-- Given material start --

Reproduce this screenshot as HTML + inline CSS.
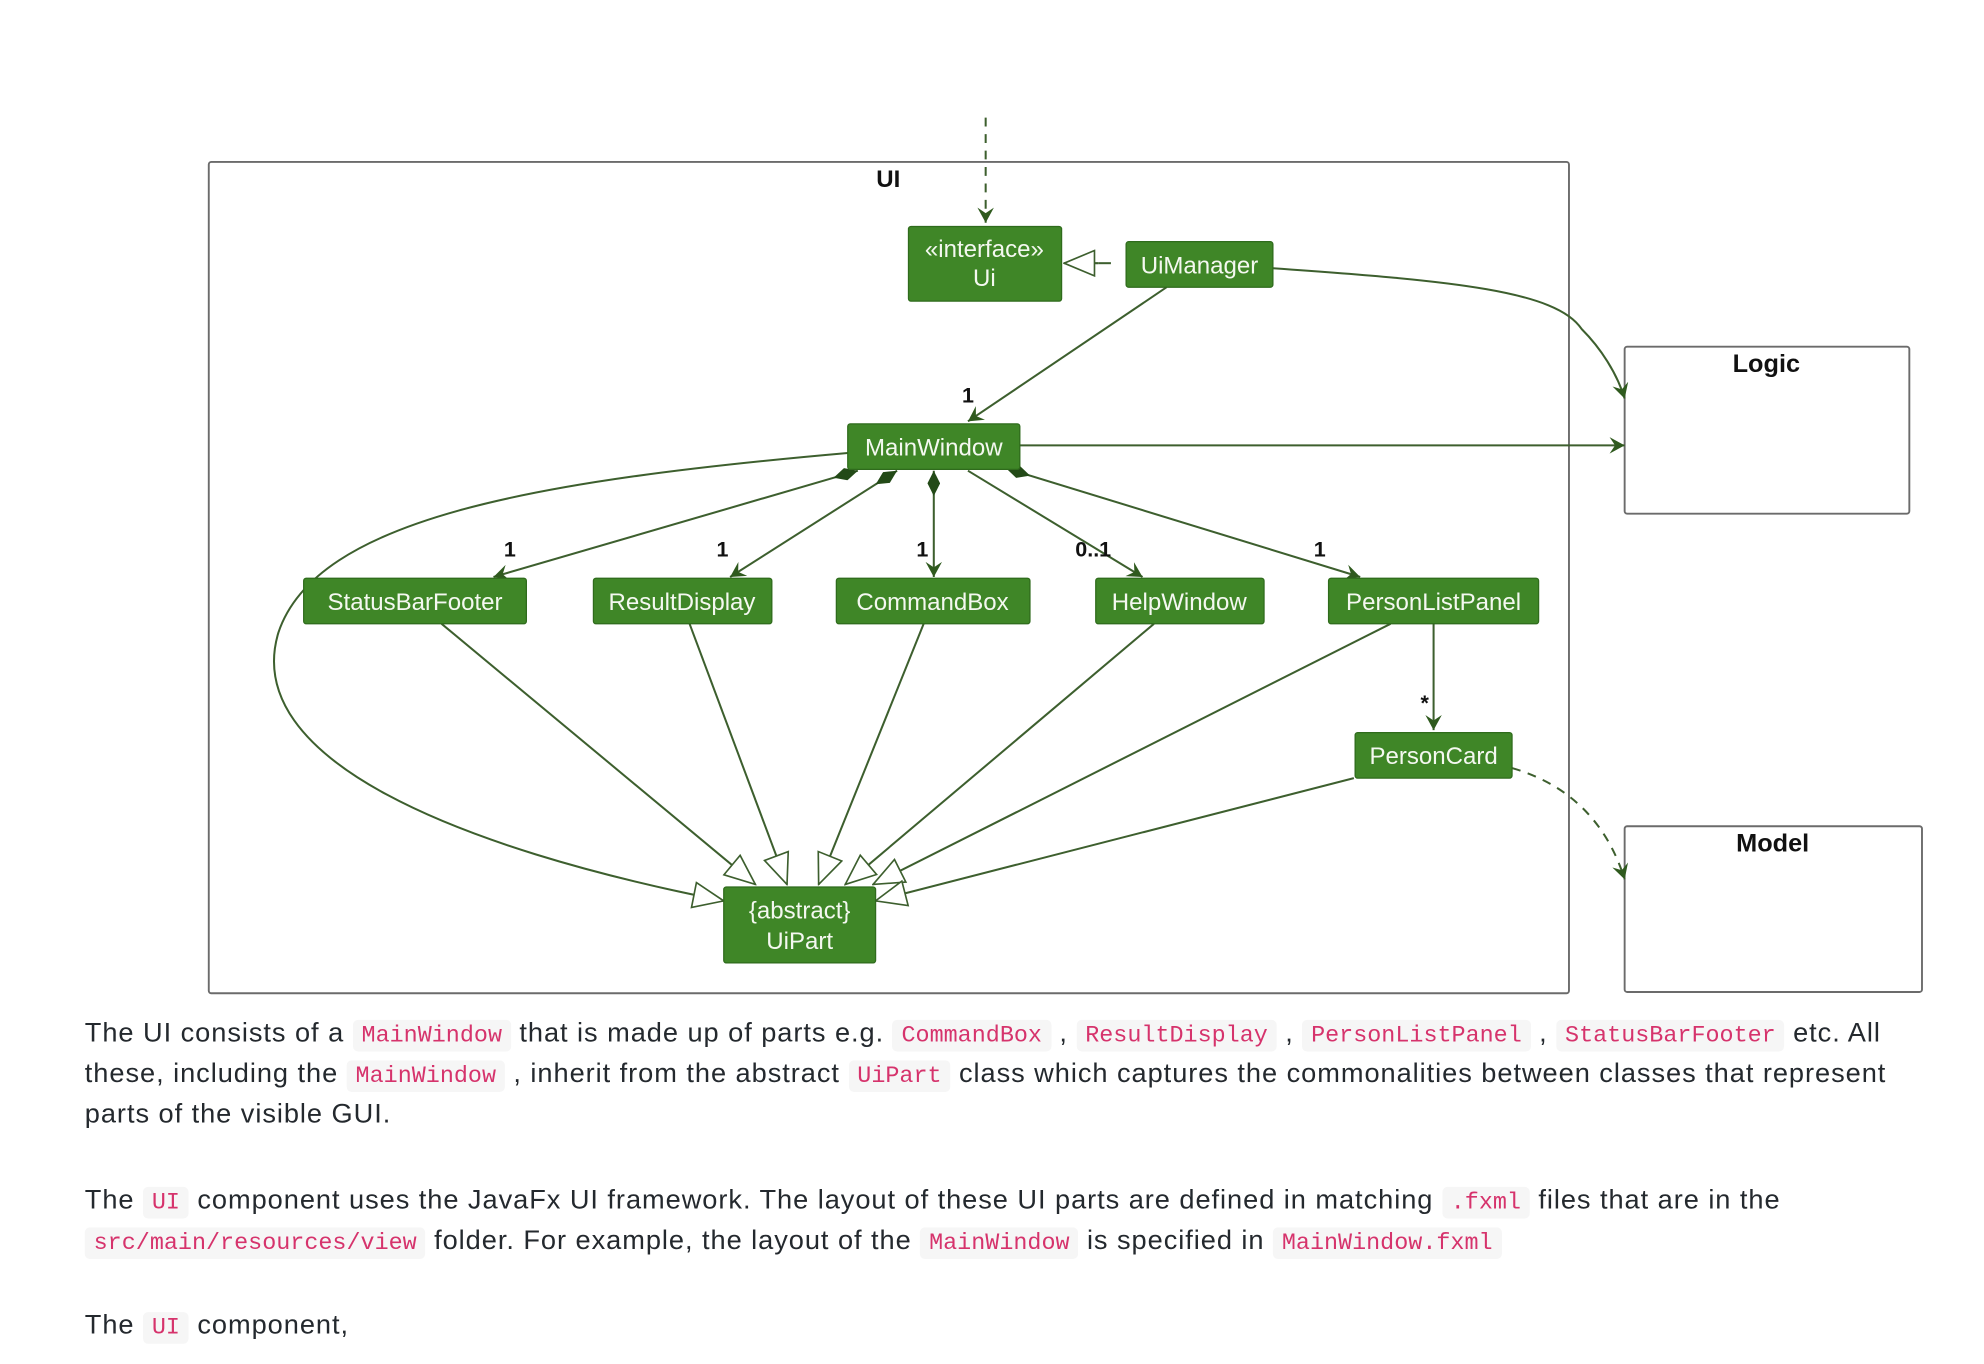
<!DOCTYPE html>
<html><head><meta charset="utf-8"><style>
html,body{margin:0;padding:0;background:#fff;width:1984px;height:1364px;overflow:hidden}
#w{position:absolute;left:0;top:0;width:1568px;height:1078px;transform:scale(1.2653);transform-origin:0 0}
.t{position:absolute;left:67px;white-space:nowrap;font-family:"Liberation Sans",sans-serif;font-size:21.5px;letter-spacing:0.75px;color:#24292e;line-height:32px}
code{font-family:"Liberation Mono",monospace;font-size:18.5px;letter-spacing:0;color:#d6336c;background:#f6f6f6;border-radius:4px;padding:2px 7px}
svg text{font-family:"Liberation Sans",sans-serif}
</style></head><body><div id="w">
<svg width="1568" height="800" viewBox="0 0 1568 800" style="position:absolute;left:0;top:0">
<defs>
<marker id="a" viewBox="0 0 12 12" refX="11" refY="6" markerWidth="13" markerHeight="13" markerUnits="userSpaceOnUse" orient="auto"><path d="M0,0 L11,6 L0,12 L4,6 Z" fill="#2f5a1e"/></marker>
<marker id="h" viewBox="0 0 26 22" refX="25" refY="11" markerWidth="26" markerHeight="22" markerUnits="userSpaceOnUse" orient="auto"><path d="M1,1 L25,11 L1,21 Z" fill="#fff" stroke="#3d5f2e" stroke-width="1.3"/></marker>
<marker id="d" viewBox="0 0 20 10" refX="0" refY="5" markerWidth="20" markerHeight="10" markerUnits="userSpaceOnUse" orient="auto"><path d="M0,5 L10,0 L20,5 L10,10 Z" fill="#234a17"/></marker>
</defs>
<g fill="none" stroke="#6b6b6b" stroke-width="1.5">
<rect x="165" y="128" width="1075" height="657" rx="2"/>
<rect x="1284" y="274" width="225" height="132" rx="2"/>
<rect x="1284" y="653" width="235" height="131" rx="2"/>
</g>
<text x="702" y="148" font-size="19" font-weight="bold" text-anchor="middle" fill="#111">UI</text>
<text x="1396" y="294" font-size="20" font-weight="bold" text-anchor="middle" fill="#111">Logic</text>
<text x="1401" y="673" font-size="20" font-weight="bold" text-anchor="middle" fill="#111">Model</text>
<g fill="none" stroke="#3d5f2e" stroke-width="1.6">
<path d="M779,93 L779,176" stroke-dasharray="7,6" marker-end="url(#a)"/>
<path d="M878,208 L868,208"/>
<path d="M868,208 L841,208" marker-end="url(#h)"/>
<path d="M1006,212 C1150,222 1230,230 1250,260 C1265,275 1278,295 1284,315" marker-end="url(#a)"/>
<path d="M922,227 L765,333" marker-end="url(#a)"/>
<path d="M806,352 L1284,352" marker-end="url(#a)"/>
<path d="M678,372 L390,456" marker-start="url(#d)" marker-end="url(#a)"/>
<path d="M709,372 L577,456" marker-start="url(#d)" marker-end="url(#a)"/>
<path d="M738,372 L738,456" marker-start="url(#d)" marker-end="url(#a)"/>
<path d="M765,372 L903,456" marker-end="url(#a)"/>
<path d="M795,370 L1075,456" marker-start="url(#d)" marker-end="url(#a)"/>
<path d="M1133,493 L1133,577" marker-end="url(#a)"/>
<path d="M1195,607 C1240,620 1270,650 1284,695" stroke-dasharray="7,6" marker-end="url(#a)"/>
<path d="M349,493 L597,699" marker-end="url(#h)"/>
<path d="M545,493 L622,699" marker-end="url(#h)"/>
<path d="M730,493 L647,699" marker-end="url(#h)"/>
<path d="M912,493 L668,699" marker-end="url(#h)"/>
<path d="M1099,493 L690,699" marker-end="url(#h)"/>
<path d="M1070,615 L692,712" marker-end="url(#h)"/>
<path d="M670,358 C420,380 250,410 220,500 C190,600 360,670 572,712" marker-end="url(#h)"/>
</g>
<g font-size="17" font-weight="bold" fill="#111" font-family="Liberation Serif">
<text x="765" y="318" text-anchor="middle">1</text>
<text x="403" y="440" text-anchor="middle">1</text>
<text x="571" y="440" text-anchor="middle">1</text>
<text x="729" y="440" text-anchor="middle">1</text>
<text x="864" y="440" text-anchor="middle">0..1</text>
<text x="1043" y="440" text-anchor="middle">1</text>
<text x="1126" y="561" text-anchor="middle">*</text>
</g>
<g fill="#3f8627" stroke="#2f6b1c" stroke-width="1">
<rect x="718" y="179" width="121" height="59" rx="2"/>
<rect x="890" y="191" width="116" height="36" rx="2"/>
<rect x="670" y="335" width="136" height="36" rx="2"/>
<rect x="240" y="457" width="176" height="36" rx="2"/>
<rect x="469" y="457" width="141" height="36" rx="2"/>
<rect x="661" y="457" width="153" height="36" rx="2"/>
<rect x="866" y="457" width="133" height="36" rx="2"/>
<rect x="1050" y="457" width="166" height="36" rx="2"/>
<rect x="1071" y="579" width="124" height="36" rx="2"/>
<rect x="572" y="701" width="120" height="60" rx="2"/>
</g>
<g fill="#f4f8f0" font-size="19" text-anchor="middle">
<text x="778" y="203">«interface»</text>
<text x="778" y="226">Ui</text>
<text x="948" y="216">UiManager</text>
<text x="738" y="360">MainWindow</text>
<text x="328" y="482">StatusBarFooter</text>
<text x="539" y="482">ResultDisplay</text>
<text x="737" y="482">CommandBox</text>
<text x="932" y="482">HelpWindow</text>
<text x="1133" y="482">PersonListPanel</text>
<text x="1133" y="604">PersonCard</text>
<text x="632" y="726">{abstract}</text>
<text x="632" y="750">UiPart</text>
</g>
</svg>
<div class="t" style="top:800px">The UI consists of a <code>MainWindow</code> that is made up of parts e.g. <code>CommandBox</code> , <code>ResultDisplay</code> , <code>PersonListPanel</code> , <code>StatusBarFooter</code> etc. All</div>
<div class="t" style="top:832px">these, including the <code>MainWindow</code> , inherit from the abstract <code>UiPart</code> class which captures the commonalities between classes that represent</div>
<div class="t" style="top:864px">parts of the visible GUI.</div>
<div class="t" style="top:932px">The <code>UI</code> component uses the JavaFx UI framework. The layout of these UI parts are defined in matching <code>.fxml</code> files that are in the</div>
<div class="t" style="top:964px"><code>src/main/resources/view</code> folder. For example, the layout of the <code>MainWindow</code> is specified in <code>MainWindow.fxml</code></div>
<div class="t" style="top:1031px">The <code>UI</code> component,</div>
</div></body></html>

-- Given material end --

Except for the pictures, copy the material above exactly.

Reproduce this screenshot as HTML + inline CSS.
<!DOCTYPE html>
<html><head><meta charset="utf-8"><style>
html,body{margin:0;padding:0;background:#fff;width:1984px;height:1364px;overflow:hidden}
#w{position:absolute;left:0;top:0;width:1568px;height:1078px;transform:scale(1.2653);transform-origin:0 0}
.t{position:absolute;left:67px;white-space:nowrap;font-family:"Liberation Sans",sans-serif;font-size:21.5px;letter-spacing:0.75px;color:#24292e;line-height:32px}
code{font-family:"Liberation Mono",monospace;font-size:18.5px;letter-spacing:0;color:#d6336c;background:#f6f6f6;border-radius:4px;padding:2px 7px}
svg text{font-family:"Liberation Sans",sans-serif}
</style></head><body><div id="w">
<svg width="1568" height="800" viewBox="0 0 1568 800" style="position:absolute;left:0;top:0">
<defs>
<marker id="a" viewBox="0 0 12 12" refX="11" refY="6" markerWidth="13" markerHeight="13" markerUnits="userSpaceOnUse" orient="auto"><path d="M0,0 L11,6 L0,12 L4,6 Z" fill="#2f5a1e"/></marker>
<marker id="h" viewBox="0 0 26 22" refX="25" refY="11" markerWidth="26" markerHeight="22" markerUnits="userSpaceOnUse" orient="auto"><path d="M1,1 L25,11 L1,21 Z" fill="#fff" stroke="#3d5f2e" stroke-width="1.3"/></marker>
<marker id="d" viewBox="0 0 20 10" refX="0" refY="5" markerWidth="20" markerHeight="10" markerUnits="userSpaceOnUse" orient="auto"><path d="M0,5 L10,0 L20,5 L10,10 Z" fill="#234a17"/></marker>
</defs>
<g fill="none" stroke="#6b6b6b" stroke-width="1.5">
<rect x="165" y="128" width="1075" height="657" rx="2"/>
<rect x="1284" y="274" width="225" height="132" rx="2"/>
<rect x="1284" y="653" width="235" height="131" rx="2"/>
</g>
<text x="702" y="148" font-size="19" font-weight="bold" text-anchor="middle" fill="#111">UI</text>
<text x="1396" y="294" font-size="20" font-weight="bold" text-anchor="middle" fill="#111">Logic</text>
<text x="1401" y="673" font-size="20" font-weight="bold" text-anchor="middle" fill="#111">Model</text>
<g fill="none" stroke="#3d5f2e" stroke-width="1.6">
<path d="M779,93 L779,176" stroke-dasharray="7,6" marker-end="url(#a)"/>
<path d="M878,208 L868,208"/>
<path d="M868,208 L841,208" marker-end="url(#h)"/>
<path d="M1006,212 C1150,222 1230,230 1250,260 C1265,275 1278,295 1284,315" marker-end="url(#a)"/>
<path d="M922,227 L765,333" marker-end="url(#a)"/>
<path d="M806,352 L1284,352" marker-end="url(#a)"/>
<path d="M678,372 L390,456" marker-start="url(#d)" marker-end="url(#a)"/>
<path d="M709,372 L577,456" marker-start="url(#d)" marker-end="url(#a)"/>
<path d="M738,372 L738,456" marker-start="url(#d)" marker-end="url(#a)"/>
<path d="M765,372 L903,456" marker-end="url(#a)"/>
<path d="M795,370 L1075,456" marker-start="url(#d)" marker-end="url(#a)"/>
<path d="M1133,493 L1133,577" marker-end="url(#a)"/>
<path d="M1195,607 C1240,620 1270,650 1284,695" stroke-dasharray="7,6" marker-end="url(#a)"/>
<path d="M349,493 L597,699" marker-end="url(#h)"/>
<path d="M545,493 L622,699" marker-end="url(#h)"/>
<path d="M730,493 L647,699" marker-end="url(#h)"/>
<path d="M912,493 L668,699" marker-end="url(#h)"/>
<path d="M1099,493 L690,699" marker-end="url(#h)"/>
<path d="M1070,615 L692,712" marker-end="url(#h)"/>
<path d="M670,358 C420,380 250,410 220,500 C190,600 360,670 572,712" marker-end="url(#h)"/>
</g>
<g font-size="17" font-weight="bold" fill="#111" font-family="Liberation Serif">
<text x="765" y="318" text-anchor="middle">1</text>
<text x="403" y="440" text-anchor="middle">1</text>
<text x="571" y="440" text-anchor="middle">1</text>
<text x="729" y="440" text-anchor="middle">1</text>
<text x="864" y="440" text-anchor="middle">0..1</text>
<text x="1043" y="440" text-anchor="middle">1</text>
<text x="1126" y="561" text-anchor="middle">*</text>
</g>
<g fill="#3f8627" stroke="#2f6b1c" stroke-width="1">
<rect x="718" y="179" width="121" height="59" rx="2"/>
<rect x="890" y="191" width="116" height="36" rx="2"/>
<rect x="670" y="335" width="136" height="36" rx="2"/>
<rect x="240" y="457" width="176" height="36" rx="2"/>
<rect x="469" y="457" width="141" height="36" rx="2"/>
<rect x="661" y="457" width="153" height="36" rx="2"/>
<rect x="866" y="457" width="133" height="36" rx="2"/>
<rect x="1050" y="457" width="166" height="36" rx="2"/>
<rect x="1071" y="579" width="124" height="36" rx="2"/>
<rect x="572" y="701" width="120" height="60" rx="2"/>
</g>
<g fill="#f4f8f0" font-size="19" text-anchor="middle">
<text x="778" y="203">«interface»</text>
<text x="778" y="226">Ui</text>
<text x="948" y="216">UiManager</text>
<text x="738" y="360">MainWindow</text>
<text x="328" y="482">StatusBarFooter</text>
<text x="539" y="482">ResultDisplay</text>
<text x="737" y="482">CommandBox</text>
<text x="932" y="482">HelpWindow</text>
<text x="1133" y="482">PersonListPanel</text>
<text x="1133" y="604">PersonCard</text>
<text x="632" y="726">{abstract}</text>
<text x="632" y="750">UiPart</text>
</g>
</svg>
<div class="t" style="top:800px">The UI consists of a <code>MainWindow</code> that is made up of parts e.g. <code>CommandBox</code> , <code>ResultDisplay</code> , <code>PersonListPanel</code> , <code>StatusBarFooter</code> etc. All</div>
<div class="t" style="top:832px">these, including the <code>MainWindow</code> , inherit from the abstract <code>UiPart</code> class which captures the commonalities between classes that represent</div>
<div class="t" style="top:864px">parts of the visible GUI.</div>
<div class="t" style="top:932px">The <code>UI</code> component uses the JavaFx UI framework. The layout of these UI parts are defined in matching <code>.fxml</code> files that are in the</div>
<div class="t" style="top:964px"><code>src/main/resources/view</code> folder. For example, the layout of the <code>MainWindow</code> is specified in <code>MainWindow.fxml</code></div>
<div class="t" style="top:1031px">The <code>UI</code> component,</div>
</div></body></html>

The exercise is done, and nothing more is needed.